A few months after tying the knot, my parents attended a dinner party where the host served chocolate Krazy Cake for dessert. Krazy Cake, also called War Cake gets its name from a unique Vegan batter that excludes eggs, milk, and butter. Instead the recipe calls for vinegar, water, and oil, which were less expensive ingredients during wartime. When combined with cocoa powder, sugar, and salt, the unique mixture creates a rich dark chocolate flavor and pound cake-like texture. And the finished product is “krazy” delicious. After the party, my mom took the recipe home and re-made it for my Dad, adding her own creative spin.
Navy life sent my parents, siblings, and me, all over the globe from California to Rhode Island, Hawaii to Maryland, New York to Idaho, Virginia to South Carolina, to Florida, and so on. Somewhere along the travels, the Krazy Cake recipe disappeared…lost and buried in the boxes.

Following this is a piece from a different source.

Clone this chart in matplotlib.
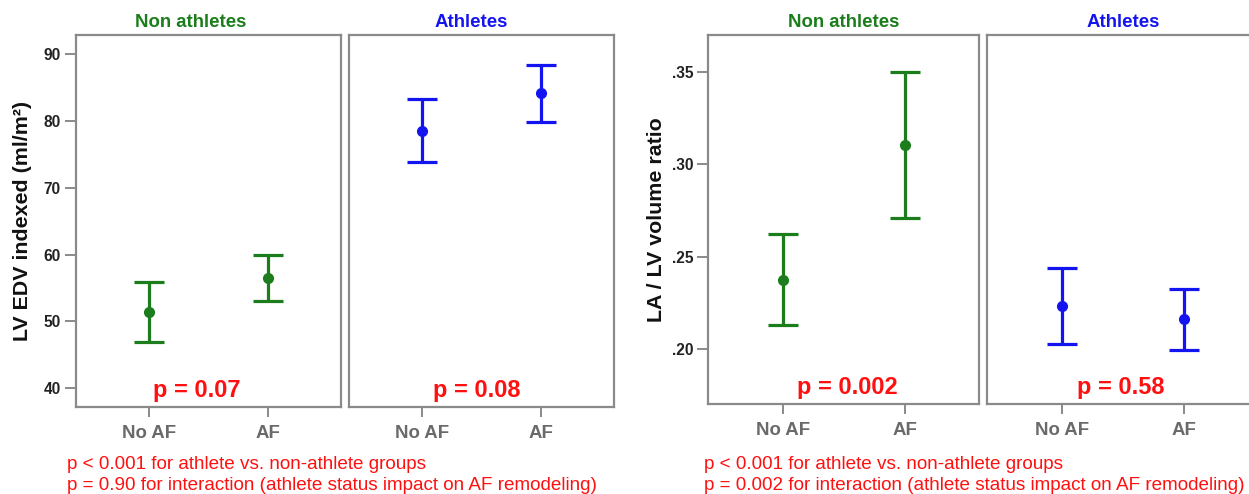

A few months ago, my Aunt was going through an old recipe box that belonged to my Granny Auds. At the bottom of the stack of papers in hand-written cursive was the recipe for “Kathleen[’s]… Krazy Cake.” My Aunt copied it and sent it to me just in time for Dad’s birthday. To recreate the cake with a modern twist, we paired the Krazy Cake recipe from 1972 with the Momofuku Milk Bar assembly method. Make and Taste Owner, Nicole recently introduced me to this style of cake, which was a fun way to modernize an old classic. We also added a splash of coffee to the batter to enhance the chocolate flavor. Forty-five years later, the Krazy cake was just as impressive as the original, good enough to outshine all the trendy new chocolate cake recipes on the market.
Krazy Cake, much like my parents’ devotion to one another, transcends time. Both my parents and the recipe have traveled to different homes through wars and change, while always maintaining the same simple formula for success: a touch of sugar to balance the salt, a splash of water to support the oil, and a dash of vanilla to mellow out the tartness of the vinegar. It’s a perfect marriage of ingredients. Mom and Dad have since upgraded from that little California apartment to a house with more space. To manage their occasional clash of opinions, along with the oil and water, they keep a pantry full of patience with a lifetime’s worth of love. It’s a recipe they have handed down to us…strong enough to guide us through the next forty-five years.